China Channels Shakespeare to Pan Pentagon Report on Military
Aug 26, 2011
Bloomberg News
China criticized an annual U.S.
report on its military, with the state-run Xinhua News Agency citing
William Shakespeare in calling it “much ado about nothing.” A military spokesman said it “severely distorted the facts.”
The Pentagon report, released
Aug. 24, said China’s military continued to improve its capabilities for
a potential conflict with Taiwan “even as cross-Strait relations have
improved.” The goal is “to deter Taiwan independence and influence Taiwan to settle the disputes on Beijing’s terms,” the report said.
Yang Yujun, a spokesman for
China’s defense ministry, said the report played up China’s threat to
Taiwan. “China unswervingly adheres to the path of peaceful development,
and its national defense policy is defensive in nature,” Xinhua cited
Yang as saying.
The report to Congress is an
annual point of tension between the world’s two biggest economies, whose
leaders have pushed to improve military ties. The U.S. has the world’s
biggest military budget, with more than $600 billion in annual spending.
China’s defense spending ranks second in the world. This year China
plans to spend 601.2 billion yuan ($94.1 billion) on defense, the
government announced in March.
“For
many in China, it is weird that the Pentagon, whose expenditures reached
nearly 700 billion U.S. dollars and accounted for over an appalling 40
percent of the world’s total in 2010, routinely points its finger at
China, whose military only spends a small fraction of what the Pentagon
consumes every year,” the Xinhua commentary said.
‘Cock-and-Bull’
The
commentary called U.S. claims that China’s naval expansion had
implications for regional power balances “utterly cock-and-bull.”
As of December, the People’s
Liberation Army had deployed between 1,000 and 1,200 short-range
ballistic missiles to units opposite Taiwan, said the Pentagon report,
including “missiles with improved ranges, accuracies and payloads.”

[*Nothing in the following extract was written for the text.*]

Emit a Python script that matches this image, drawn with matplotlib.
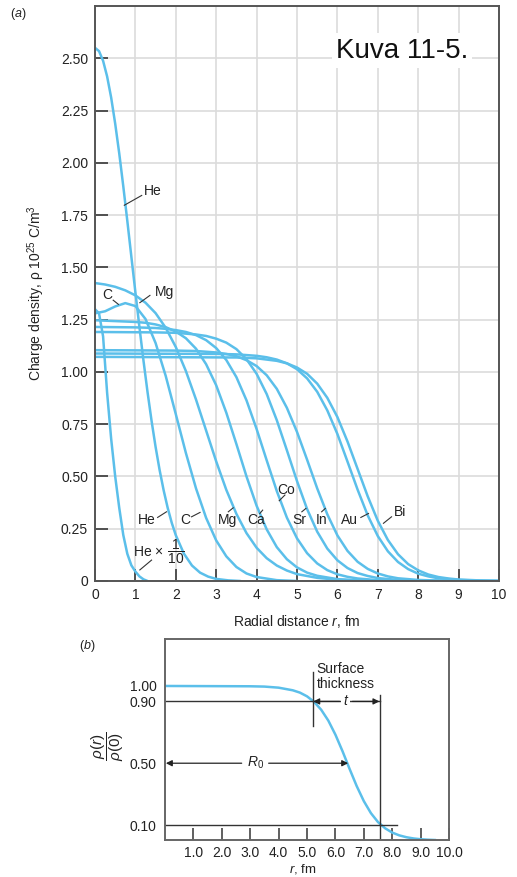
import numpy as np
import matplotlib.pyplot as plt

plt.rcParams['font.family'] = ['Liberation Sans', 'DejaVu Sans']
plt.rcParams['mathtext.fontset'] = 'custom'
plt.rcParams['mathtext.rm'] = 'Liberation Sans'
plt.rcParams['mathtext.it'] = 'Liberation Sans:italic'
plt.rcParams['mathtext.bf'] = 'Liberation Sans:bold'

# ------------------------
# Data: charge density, 10^25 C/m^3
# ------------------------
r_he = [0, 0.1, 0.2, 0.3, 0.4, 0.5, 0.6, 0.7, 0.8, 0.9, 1.0, 1.1, 1.2, 1.3, 1.4,
        1.5, 1.6, 1.7, 1.8, 1.9, 2.0, 2.2, 2.4, 2.6, 2.8, 3.0, 3.3, 3.6]
rho_he = [2.55, 2.534, 2.488, 2.413, 2.312, 2.187, 2.045, 1.888, 1.722, 1.551,
          1.381, 1.214, 1.054, 0.904, 0.766, 0.641, 0.530, 0.433, 0.349, 0.278,
          0.219, 0.131, 0.074, 0.040, 0.021, 0.010, 0.003, 0.0]

r_he10 = [0, 0.1, 0.2, 0.3, 0.4, 0.5, 0.6, 0.7, 0.8, 0.9, 1.0, 1.1, 1.2, 1.3]
rho_he10 = [1.30, 1.28, 1.17, 0.90, 0.68, 0.50, 0.35, 0.22, 0.13, 0.075, 0.045,
            0.022, 0.008, 0.0]

r_c = [0, 0.25, 0.5, 0.75, 1.0, 1.25, 1.5, 1.75, 2.0, 2.25, 2.5, 2.75, 3.0,
       3.25, 3.5, 3.75, 4.0, 4.5, 5.0]
rho_c = [1.28, 1.29, 1.313, 1.329, 1.315, 1.253, 1.138, 0.981, 0.798, 0.612,
         0.443, 0.302, 0.194, 0.118, 0.067, 0.036, 0.019, 0.004, 0.0]

r_mg = [0, 0.25, 0.5, 0.75, 1.0, 1.25, 1.5, 1.75, 2.0, 2.25, 2.5, 2.75, 3.0,
        3.25, 3.5, 3.75, 4.0, 4.25, 4.5, 4.75, 5.0, 5.5, 6.0, 6.5, 7.0, 8.0]
rho_mg = [1.425, 1.418, 1.407, 1.390, 1.366, 1.331, 1.281, 1.211, 1.119, 1.004,
          0.868, 0.720, 0.572, 0.436, 0.321, 0.229, 0.159, 0.109, 0.074, 0.050,
          0.033, 0.015, 0.006, 0.003, 0.001, 0.0]

r_ca = [0, 1.0, 1.25, 1.5, 1.75, 2.0, 2.25, 2.5, 2.75, 3.0, 3.25, 3.5, 3.75,
        4.0, 4.25, 4.5, 4.75, 5.0, 5.25, 5.5, 6.0, 6.5, 7.0, 8.0]
rho_ca = [1.247, 1.239, 1.235, 1.227, 1.214, 1.193, 1.161, 1.111, 1.037, 0.936,
          0.805, 0.655, 0.500, 0.360, 0.247, 0.162, 0.104, 0.065, 0.040, 0.025,
          0.009, 0.003, 0.001, 0.0]

r_co = [0, 1.0, 1.5, 1.75, 2.0, 2.25, 2.5, 2.75, 3.0, 3.25, 3.5, 3.75, 4.0,
        4.25, 4.5, 4.75, 5.0, 5.25, 5.5, 5.75, 6.0, 6.25, 6.5, 7.0, 7.5, 8.5]
rho_co = [1.215, 1.213, 1.210, 1.206, 1.200, 1.191, 1.176, 1.152, 1.114, 1.057,
          0.975, 0.864, 0.727, 0.577, 0.430, 0.303, 0.204, 0.133, 0.084, 0.052,
          0.032, 0.020, 0.012, 0.004, 0.0015, 0.0]

r_sr = [0, 1.5, 2.0, 2.5, 2.75, 3.0, 3.25, 3.5, 3.75, 4.0, 4.25, 4.5, 4.75,
        5.0, 5.25, 5.5, 5.75, 6.0, 6.25, 6.5, 6.75, 7.0, 7.5, 8.0, 9.0]
rho_sr = [1.191, 1.189, 1.187, 1.179, 1.172, 1.159, 1.140, 1.109, 1.061, 0.991,
          0.894, 0.769, 0.625, 0.478, 0.344, 0.236, 0.155, 0.099, 0.062, 0.038,
          0.024, 0.014, 0.005, 0.002, 0.0]

r_in = [0, 2.0, 2.5, 3.0, 3.25, 3.5, 3.75, 4.0, 4.25, 4.5, 4.75, 5.0, 5.25,
        5.5, 5.75, 6.0, 6.25, 6.5, 6.75, 7.0, 7.25, 7.5, 8.0, 8.5, 9.5]
rho_in = [1.104, 1.102, 1.100, 1.093, 1.086, 1.075, 1.056, 1.028, 0.984, 0.919,
          0.828, 0.713, 0.580, 0.443, 0.319, 0.218, 0.144, 0.092, 0.058, 0.036,
          0.022, 0.013, 0.005, 0.002, 0.0]

r_au = [0, 3.0, 3.5, 4.0, 4.25, 4.5, 4.75, 5.0, 5.25, 5.5, 5.75, 6.0, 6.25,
        6.5, 6.75, 7.0, 7.25, 7.5, 7.75, 8.0, 8.25, 8.5, 9.0, 9.5, 10.0]
rho_au = [1.088, 1.086, 1.084, 1.077, 1.070, 1.059, 1.041, 1.013, 0.969, 0.905,
          0.816, 0.703, 0.571, 0.437, 0.314, 0.215, 0.142, 0.091, 0.057, 0.035,
          0.022, 0.013, 0.005, 0.002, 0.001]

r_bi = [0, 3.5, 4.0, 4.5, 4.75, 5.0, 5.25, 5.5, 5.75, 6.0, 6.25, 6.5, 6.75,
        7.0, 7.25, 7.5, 7.75, 8.0, 8.25, 8.5, 8.75, 9.0, 9.5, 10.0]
rho_bi = [1.072, 1.069, 1.065, 1.053, 1.041, 1.021, 0.991, 0.944, 0.876, 0.784,
          0.667, 0.536, 0.405, 0.288, 0.196, 0.128, 0.081, 0.051, 0.031, 0.019,
          0.012, 0.007, 0.003, 0.001]

curves_a = [(r_he, rho_he), (r_he10, rho_he10), (r_c, rho_c), (r_mg, rho_mg),
            (r_ca, rho_ca), (r_co, rho_co), (r_sr, rho_sr), (r_in, rho_in),
            (r_au, rho_au), (r_bi, rho_bi)]

y_ticks_a = [0, 0.25, 0.5, 0.75, 1.0, 1.25, 1.5, 1.75, 2.0, 2.25, 2.5]
y_labels_a = ['0', '0.25', '0.50', '0.75', '1.00', '1.25', '1.50', '1.75',
              '2.00', '2.25', '2.50']
x_ticks_a = list(range(0, 11))

# ------------------------
# Data: normalised density
# ------------------------
r_b = [0, 3.0, 3.5, 4.0, 4.5, 4.75, 5.0, 5.25, 5.5, 5.75, 6.0, 6.25, 6.5,
       6.75, 7.0, 7.25, 7.5, 7.75, 8.0, 8.25, 8.5, 8.75, 9.0, 9.25, 9.5]
ratio_b = [1.0, 0.998, 0.996, 0.989, 0.972, 0.957, 0.933, 0.897, 0.846, 0.776,
           0.685, 0.578, 0.463, 0.352, 0.255, 0.177, 0.119, 0.079, 0.051,
           0.033, 0.021, 0.013, 0.008, 0.005, 0.003]
x_ticks_b = [1, 2, 3, 4, 5, 6, 7, 8, 9, 10]
x_labels_b = ['1.0', '2.0', '3.0', '4.0', '5.0', '6.0', '7.0', '8.0', '9.0', '10.0']
y_ticks_b = [0.10, 0.50, 0.90, 1.00]
y_labels_b = ['0.10', '0.50', '0.90', '1.00']

BLUE = '#5bbfea'
INK = '#222222'
SPINE = '#555555'
W, H = 517, 877

fig = plt.figure(figsize=(W / 100, H / 100), dpi=100)

# ------------------------
# Panel (a)
# ------------------------
ax = fig.add_axes([95 / W, 1 - 581 / H, 404 / W, 575 / H])
ax.set_xlim(0, 10)
ax.set_ylim(0, 2.75)
ax.set_xticks(x_ticks_a)
ax.set_yticks(y_ticks_a)
ax.set_yticklabels(y_labels_a)
ax.grid(True, color='#dcdcdc', lw=1.2)
ax.set_axisbelow(True)
ax.tick_params(direction='in', length=9, width=1.3, color='#444444',
               labelsize=10, labelcolor=INK, pad=5)
for s in ax.spines.values():
    s.set_color(SPINE)
    s.set_linewidth(1.4)

for r, rho in curves_a:
    ax.plot(r, rho, color=BLUE, lw=1.8, solid_capstyle='round')

ax.set_ylabel(r'Charge density, ρ 10$^{25}$ C/m$^3$', fontsize=10, color=INK,
              labelpad=10)
ax.set_xlabel(r'Radial distance $r$, fm', fontsize=10, color=INK, labelpad=8)

ax.text(7.6, 2.537, 'Kuva 11-5.', fontsize=20, ha='center', va='center',
        color='#111111', bbox=dict(facecolor='white', edgecolor='none', pad=3))

# labels with pointer lines: (text, tx, ty, x1, y1, x2, y2)
labels_a = [
    ('He', 1.44, 1.863, 1.156, 1.844, 0.725, 1.797),
    ('Mg', 1.73, 1.381, 1.36, 1.366, 1.11, 1.331),
    ('C', 0.31, 1.366, 0.45, 1.343, 0.58, 1.323),
    ('He', 1.29, 0.291, 1.55, 0.304, 1.77, 0.331),
    ('C', 2.23, 0.291, 2.39, 0.307, 2.60, 0.328),
    ('Mg', 3.28, 0.291, 3.30, 0.331, 3.42, 0.350),
    ('Ca', 4.00, 0.291, 4.08, 0.323, 4.15, 0.339),
    ('Co', 4.72, 0.435, 4.70, 0.411, 4.56, 0.384),
    ('Sr', 5.05, 0.291, 5.12, 0.331, 5.22, 0.347),
    ('In', 5.61, 0.291, 5.61, 0.331, 5.70, 0.347),
    ('Au', 6.31, 0.291, 6.58, 0.304, 6.77, 0.323),
    ('Bi', 7.55, 0.331, 7.34, 0.307, 7.14, 0.276),
]
for txt, tx, ty, x1, y1, x2, y2 in labels_a:
    ax.text(tx, ty, txt, fontsize=10, ha='center', va='center', color=INK)
    ax.plot([x1, x2], [y1, y2], color='#333333', lw=0.8)

ax.text(0.93, 0.139, r'He$\,\times\,\dfrac{1}{10}$', fontsize=10, ha='left',
        va='center', color=INK)
ax.plot([1.40, 1.11], [0.100, 0.053], color='#333333', lw=0.8)

fig.text(10 / W, 1 - 14 / H, r'($a$)', fontsize=9, color=INK, va='center')

# ------------------------
# Panel (b)
# ------------------------
bx = fig.add_axes([165 / W, 1 - 840 / H, 284 / W, 201 / H])
bx.set_xlim(0, 10)
bx.set_ylim(0.003, 1.304)
bx.plot(r_b, ratio_b, color=BLUE, lw=1.8)
bx.set_xticks(x_ticks_b)
bx.set_xticklabels(x_labels_b)
bx.set_yticks(y_ticks_b)
bx.set_yticklabels(y_labels_b)
bx.tick_params(axis='x', direction='in', length=9, width=1.2, color='#444444',
               labelsize=10, labelcolor=INK, pad=4)
bx.tick_params(axis='y', length=0, labelsize=10, labelcolor=INK, pad=6)
for s in bx.spines.values():
    s.set_color('#666666')
    s.set_linewidth(1.4)

line_kw = dict(color='#333333', lw=1.0)
bx.plot([0, 7.57], [0.90, 0.90], **line_kw)
bx.plot([0, 8.16], [0.10, 0.10], **line_kw)
bx.plot([7.57, 7.57], [0.003, 0.94], **line_kw)
bx.plot([5.20, 5.20], [0.74, 1.09], **line_kw)

arrow_kw = dict(arrowstyle='-|>', color='#222222', lw=0.9, shrinkA=0,
                shrinkB=0, mutation_scale=9)
bx.annotate('', xy=(5.22, 0.9), xytext=(6.15, 0.9), arrowprops=arrow_kw)
bx.annotate('', xy=(7.55, 0.9), xytext=(6.6, 0.9), arrowprops=arrow_kw)
bx.text(6.37, 0.9, r'$t$', fontsize=10, ha='center', va='center', color=INK,
        bbox=dict(facecolor='white', edgecolor='none', pad=1))
bx.annotate('', xy=(0.03, 0.5), xytext=(2.7, 0.5), arrowprops=arrow_kw)
bx.annotate('', xy=(6.45, 0.5), xytext=(3.65, 0.5), arrowprops=arrow_kw)
bx.text(3.2, 0.5, r'$R_0$', fontsize=10, ha='center', va='center', color=INK)
bx.text(5.34, 1.06, 'Surface\nthickness', fontsize=10, ha='left', va='center',
        color=INK, linespacing=1.05)

fig.text(108 / W, 1 - 746 / H, r'$\dfrac{\rho(r)}{\rho(0)}$', fontsize=11,
         rotation=90, ha='center', va='center', color=INK)
fig.text(303 / W, 1 - 876 / H, r'$r$, fm', fontsize=9.5, ha='center',
         va='bottom', color=INK)
fig.text(87 / W, 1 - 646 / H, r'($b$)', fontsize=9, ha='center', va='center',
         color=INK)

fig.savefig('out.png', dpi=100)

“Relations have continued to
improve over the past couple of years, but, despite this political
warming, China’s military shows no signs of slowing its effort to
prepare for a cross- Strait contingency,” Deputy Assistant Secretary of
Defense for East Asia Michael Schiffer told reporters at the Pentagon on
Aug. 24.
China’s military, besides its
Taiwan focus, is expanding its capability for missions as far away as
the Indian Ocean and further into the Pacific region, according to the
Pentagon.
“China’s sustained military
investments have allowed China to pursue capabilities that are
potentially destabilizing to regional military balances,” the report
said.
Stealth Fighter
In
the past year, “China made strides toward fielding an operational
anti-ship ballistic missile, continued work on its aircraft carrier and
finalized the prototype of its first stealth aircraft,” the report said.
The report said the anti-ship
missile, the DF-21D, has a range exceeding 1,500 kilometers and a
maneuverable warhead designed to provide “the capability to attack large
ships, including aircraft carriers, in the western Pacific.”
Tensions rose last year after
the U.S. announced plans in January to sell $6.4 billion of missiles,
helicopters and ships to Taiwan, which China considers a renegade
province that should be reunited with the mainland by force if
necessary.
China broke off
military-to-military talks with the U.S. until late 2010, ahead of
visits by Gates to Beijing in January this year and Chinese President Hu
Jintao’s state visit to the U.S. that same month.
Chinese General Chen Bingde,
chief of staff of the People’s Liberation Army, visited the U.S. in May,
further driving efforts to improve ties.